A new report by the think-tank known as Per Capita has found that Australian workers’ living standards are falling at dramatic rates. According to new data gleaned from the report, ‘real wages’ have dropped for the first time in over a decade, proving that Australia’s working class is indeed in a state of steady decline.

The data revealed that the average worker experienced a $118 drop in the purchasing power of their pay. During the 2013 year, as wages officially failed to keep up with inflationary rates, the average worker found that his or her hard earned pay enabled them to buy less. While the statistics didn’t improve much in 2014, it was evident that inflationary rates had fallen and that Australian workers were feeling some of the pressure ease off.

But the most worrying trend the analysis revealed was that the average workers’ share of national income dropped sharply from 65.6 per cent to 59.7 per cent across a twelve year period beginning in 2000. Per Capita executive director and author of the report, David Hetherington, says that this might have something to do with dwindling union membership and a loss in collective bargaining powers.

“We’ve seen this decoupling of productivity and wages and it’s because workers have less bargaining power,” Mr. Hetherington explained to the ACB’s Radio National Breakfast. “Union coverage has fallen to all time lows. You see increasing pressure around things like penalty rates, where the minimum wage should keep pace with the median wage.”

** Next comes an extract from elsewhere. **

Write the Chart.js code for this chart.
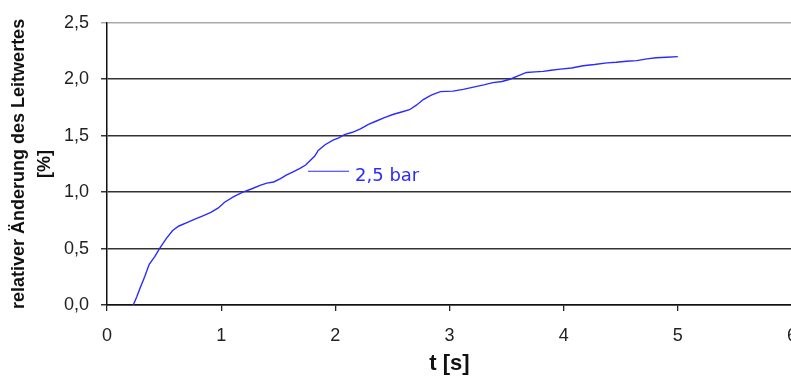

Accordingly, Mr. Hetherington asserted that increased expenditure on infrastructure, education and skill development was the only way to off-set the increasingly poor outlook for the country’s shrinking working-class.

“We need structural reform in terms of investment and productivity. So what we haven’t done well in the last 10 to 15 years is to use the proceeds of the boom to invest in the infrastructure and skills,” he said. “Secondly we need to make sure that we protect and maintain our wage bargaining framework that served us well for a century.”

Referring to the recent US recession, Mr. Hetherington insisted that the disconnect between GDP and ‘real wages’ can result in an economic death-spiral.

“It remains a fact that the vast majority of people in our society earn their primary income through work and, if we’re not delivering income growth through work, then living standards will suffer,” Mr. Hetherington reasoned.

For all Australian workers, it seems like the Per Capita report has raised some vital issues that are worth discussing. With long-term changes set to affect Australia’s economy, it’s more important than ever that the nation’s workers understand the true state of economic growth and fair development.

Without considering these factors, the gulf between the super-rich and the working class will continue to expand. And simply put, that’s the most un-Australian outcome possible.